INFORMATION SHOWN ::
------------------------------------------------------------

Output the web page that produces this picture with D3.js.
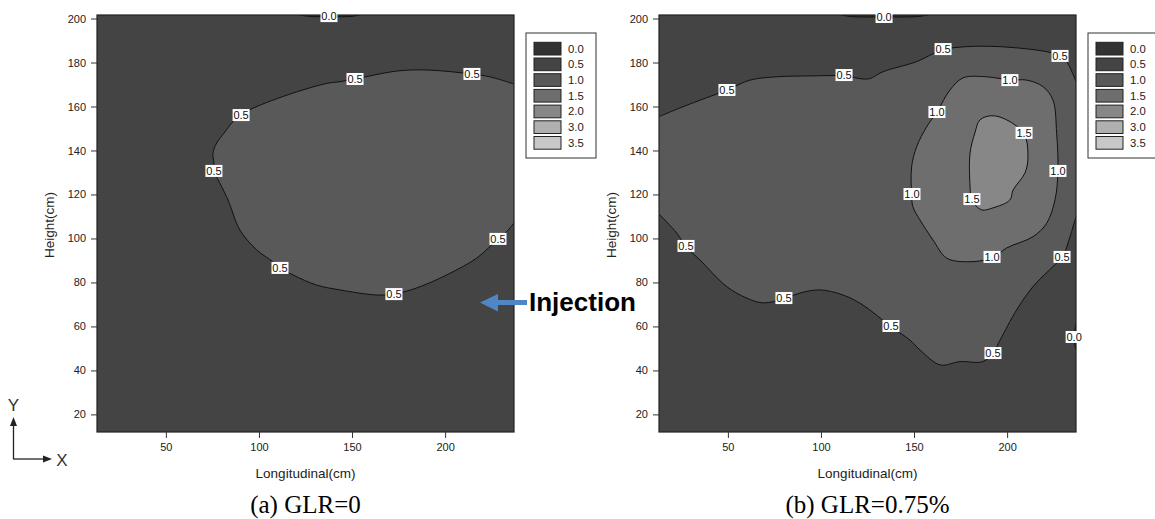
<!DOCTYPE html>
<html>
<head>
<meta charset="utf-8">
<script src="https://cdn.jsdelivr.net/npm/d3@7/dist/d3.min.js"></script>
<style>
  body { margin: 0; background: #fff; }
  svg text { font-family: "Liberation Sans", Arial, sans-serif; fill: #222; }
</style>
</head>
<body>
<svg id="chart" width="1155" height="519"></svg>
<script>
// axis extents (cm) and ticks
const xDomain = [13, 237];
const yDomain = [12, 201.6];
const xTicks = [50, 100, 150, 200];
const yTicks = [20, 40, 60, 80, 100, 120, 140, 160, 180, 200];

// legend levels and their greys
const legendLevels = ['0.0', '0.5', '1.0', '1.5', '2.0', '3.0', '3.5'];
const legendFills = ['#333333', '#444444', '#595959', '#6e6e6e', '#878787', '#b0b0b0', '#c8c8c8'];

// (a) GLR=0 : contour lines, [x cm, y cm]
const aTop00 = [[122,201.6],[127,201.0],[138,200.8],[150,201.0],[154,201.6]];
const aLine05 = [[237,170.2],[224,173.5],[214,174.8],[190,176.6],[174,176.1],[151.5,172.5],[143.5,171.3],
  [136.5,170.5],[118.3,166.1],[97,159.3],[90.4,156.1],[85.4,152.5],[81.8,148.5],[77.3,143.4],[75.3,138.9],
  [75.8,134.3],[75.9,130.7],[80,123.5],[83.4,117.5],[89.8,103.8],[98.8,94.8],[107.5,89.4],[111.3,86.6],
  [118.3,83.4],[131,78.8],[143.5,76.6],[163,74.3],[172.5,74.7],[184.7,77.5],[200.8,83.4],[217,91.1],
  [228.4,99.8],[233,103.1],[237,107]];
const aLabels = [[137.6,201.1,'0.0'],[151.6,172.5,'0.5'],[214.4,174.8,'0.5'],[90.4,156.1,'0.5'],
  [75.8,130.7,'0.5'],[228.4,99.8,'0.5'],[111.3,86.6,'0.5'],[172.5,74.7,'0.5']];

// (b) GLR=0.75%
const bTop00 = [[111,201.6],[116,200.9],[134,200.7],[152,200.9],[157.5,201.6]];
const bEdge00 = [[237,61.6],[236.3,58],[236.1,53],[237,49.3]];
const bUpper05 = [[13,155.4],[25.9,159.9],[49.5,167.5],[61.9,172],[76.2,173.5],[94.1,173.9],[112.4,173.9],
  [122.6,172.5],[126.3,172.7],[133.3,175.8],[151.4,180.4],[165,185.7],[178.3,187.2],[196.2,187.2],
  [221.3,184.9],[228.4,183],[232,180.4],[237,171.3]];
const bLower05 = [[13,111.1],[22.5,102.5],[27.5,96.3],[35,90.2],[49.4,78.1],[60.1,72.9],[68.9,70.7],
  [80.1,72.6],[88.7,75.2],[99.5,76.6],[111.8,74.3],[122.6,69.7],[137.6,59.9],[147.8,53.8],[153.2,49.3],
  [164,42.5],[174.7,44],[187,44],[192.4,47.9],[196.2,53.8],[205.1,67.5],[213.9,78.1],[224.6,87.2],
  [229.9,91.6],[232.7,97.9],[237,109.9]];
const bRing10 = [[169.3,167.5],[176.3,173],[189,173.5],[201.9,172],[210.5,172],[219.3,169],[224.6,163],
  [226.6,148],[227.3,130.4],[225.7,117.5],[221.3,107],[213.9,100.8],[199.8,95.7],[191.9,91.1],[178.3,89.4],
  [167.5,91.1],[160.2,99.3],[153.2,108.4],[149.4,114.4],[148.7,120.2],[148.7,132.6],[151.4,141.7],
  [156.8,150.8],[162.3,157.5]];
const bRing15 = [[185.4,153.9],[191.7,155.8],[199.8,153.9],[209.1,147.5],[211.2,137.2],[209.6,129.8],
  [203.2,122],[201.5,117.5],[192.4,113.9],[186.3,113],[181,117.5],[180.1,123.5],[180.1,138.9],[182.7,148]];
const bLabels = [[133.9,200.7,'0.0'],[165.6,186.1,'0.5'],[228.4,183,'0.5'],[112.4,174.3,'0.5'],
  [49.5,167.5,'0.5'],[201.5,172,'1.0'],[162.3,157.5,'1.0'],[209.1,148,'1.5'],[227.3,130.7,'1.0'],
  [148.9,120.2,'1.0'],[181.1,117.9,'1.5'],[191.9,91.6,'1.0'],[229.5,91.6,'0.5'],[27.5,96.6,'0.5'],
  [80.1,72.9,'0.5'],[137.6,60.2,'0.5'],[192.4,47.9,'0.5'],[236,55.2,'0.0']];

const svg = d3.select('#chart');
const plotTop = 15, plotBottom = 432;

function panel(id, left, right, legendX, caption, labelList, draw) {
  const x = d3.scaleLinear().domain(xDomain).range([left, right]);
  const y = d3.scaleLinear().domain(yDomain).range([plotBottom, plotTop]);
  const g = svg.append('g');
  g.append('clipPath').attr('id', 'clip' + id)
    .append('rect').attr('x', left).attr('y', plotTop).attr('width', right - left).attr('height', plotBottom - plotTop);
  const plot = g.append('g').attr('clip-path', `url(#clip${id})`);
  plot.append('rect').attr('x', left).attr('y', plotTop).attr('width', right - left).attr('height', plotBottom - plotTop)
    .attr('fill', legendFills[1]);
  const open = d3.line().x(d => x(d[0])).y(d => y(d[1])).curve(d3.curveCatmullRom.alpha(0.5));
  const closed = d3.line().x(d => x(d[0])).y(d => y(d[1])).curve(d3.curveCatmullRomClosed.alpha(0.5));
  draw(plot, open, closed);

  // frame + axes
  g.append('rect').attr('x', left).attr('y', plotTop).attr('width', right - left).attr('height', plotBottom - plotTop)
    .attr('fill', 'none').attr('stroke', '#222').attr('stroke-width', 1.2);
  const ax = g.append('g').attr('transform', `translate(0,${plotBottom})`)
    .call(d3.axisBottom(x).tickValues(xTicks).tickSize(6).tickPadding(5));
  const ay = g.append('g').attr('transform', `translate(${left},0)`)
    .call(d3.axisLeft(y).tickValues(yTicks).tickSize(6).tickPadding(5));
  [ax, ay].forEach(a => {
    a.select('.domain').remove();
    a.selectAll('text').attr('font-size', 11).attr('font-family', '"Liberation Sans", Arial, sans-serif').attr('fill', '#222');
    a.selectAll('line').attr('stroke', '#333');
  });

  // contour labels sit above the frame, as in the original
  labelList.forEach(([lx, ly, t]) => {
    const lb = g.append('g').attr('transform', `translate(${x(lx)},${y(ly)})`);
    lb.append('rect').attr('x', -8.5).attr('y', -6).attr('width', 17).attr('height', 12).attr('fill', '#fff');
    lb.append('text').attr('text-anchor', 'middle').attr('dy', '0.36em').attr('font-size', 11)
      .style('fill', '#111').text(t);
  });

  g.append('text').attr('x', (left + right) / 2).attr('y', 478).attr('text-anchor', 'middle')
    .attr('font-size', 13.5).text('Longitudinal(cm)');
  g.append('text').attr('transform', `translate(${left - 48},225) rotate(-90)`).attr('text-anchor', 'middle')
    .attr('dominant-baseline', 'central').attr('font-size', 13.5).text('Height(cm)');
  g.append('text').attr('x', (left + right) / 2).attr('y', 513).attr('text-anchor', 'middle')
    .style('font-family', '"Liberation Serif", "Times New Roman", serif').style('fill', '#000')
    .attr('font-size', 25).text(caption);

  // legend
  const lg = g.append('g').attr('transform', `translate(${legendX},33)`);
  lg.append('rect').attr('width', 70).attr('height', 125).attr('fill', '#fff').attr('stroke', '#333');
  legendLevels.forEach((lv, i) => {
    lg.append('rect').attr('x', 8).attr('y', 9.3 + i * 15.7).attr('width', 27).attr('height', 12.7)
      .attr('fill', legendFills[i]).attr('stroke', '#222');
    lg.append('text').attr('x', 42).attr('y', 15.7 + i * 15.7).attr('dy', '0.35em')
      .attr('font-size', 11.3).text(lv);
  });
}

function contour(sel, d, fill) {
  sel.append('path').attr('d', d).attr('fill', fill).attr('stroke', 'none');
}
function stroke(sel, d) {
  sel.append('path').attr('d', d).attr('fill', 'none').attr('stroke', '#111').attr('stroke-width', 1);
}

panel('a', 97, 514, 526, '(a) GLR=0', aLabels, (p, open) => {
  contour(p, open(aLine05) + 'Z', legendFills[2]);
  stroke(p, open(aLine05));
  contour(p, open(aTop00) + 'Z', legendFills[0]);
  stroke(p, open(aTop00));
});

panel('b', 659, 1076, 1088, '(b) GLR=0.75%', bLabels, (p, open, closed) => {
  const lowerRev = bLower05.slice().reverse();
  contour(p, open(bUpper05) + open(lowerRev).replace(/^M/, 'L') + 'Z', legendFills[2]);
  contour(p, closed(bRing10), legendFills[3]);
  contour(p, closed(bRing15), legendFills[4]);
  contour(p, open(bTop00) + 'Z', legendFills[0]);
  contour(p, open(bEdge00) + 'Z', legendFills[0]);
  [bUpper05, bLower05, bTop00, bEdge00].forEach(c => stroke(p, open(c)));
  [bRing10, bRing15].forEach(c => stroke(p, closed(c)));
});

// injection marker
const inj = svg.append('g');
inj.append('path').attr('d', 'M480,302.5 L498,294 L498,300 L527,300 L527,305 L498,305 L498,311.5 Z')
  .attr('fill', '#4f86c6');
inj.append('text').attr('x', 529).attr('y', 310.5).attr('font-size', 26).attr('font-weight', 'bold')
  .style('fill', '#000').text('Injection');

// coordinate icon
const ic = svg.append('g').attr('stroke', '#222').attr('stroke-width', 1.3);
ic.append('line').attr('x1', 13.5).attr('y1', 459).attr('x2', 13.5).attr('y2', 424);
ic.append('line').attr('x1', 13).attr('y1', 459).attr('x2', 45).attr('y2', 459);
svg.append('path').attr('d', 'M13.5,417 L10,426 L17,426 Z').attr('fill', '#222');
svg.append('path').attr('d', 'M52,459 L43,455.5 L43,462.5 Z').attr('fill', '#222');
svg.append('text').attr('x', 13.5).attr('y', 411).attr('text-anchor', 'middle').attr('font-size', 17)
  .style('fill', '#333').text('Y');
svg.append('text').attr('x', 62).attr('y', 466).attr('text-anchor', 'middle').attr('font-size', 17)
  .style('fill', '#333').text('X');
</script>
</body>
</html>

------------------------------------------------------------

Up to and including the line containing "160, 180, 200];", repeat every line from the start of the data, but none of the pictures.

Output the web page that produces this picture with D3.js.
<!DOCTYPE html>
<html>
<head>
<meta charset="utf-8">
<script src="https://cdn.jsdelivr.net/npm/d3@7/dist/d3.min.js"></script>
<style>
  body { margin: 0; background: #fff; }
  svg text { font-family: "Liberation Sans", Arial, sans-serif; fill: #222; }
</style>
</head>
<body>
<svg id="chart" width="1155" height="519"></svg>
<script>
// axis extents (cm) and ticks
const xDomain = [13, 237];
const yDomain = [12, 201.6];
const xTicks = [50, 100, 150, 200];
const yTicks = [20, 40, 60, 80, 100, 120, 140, 160, 180, 200];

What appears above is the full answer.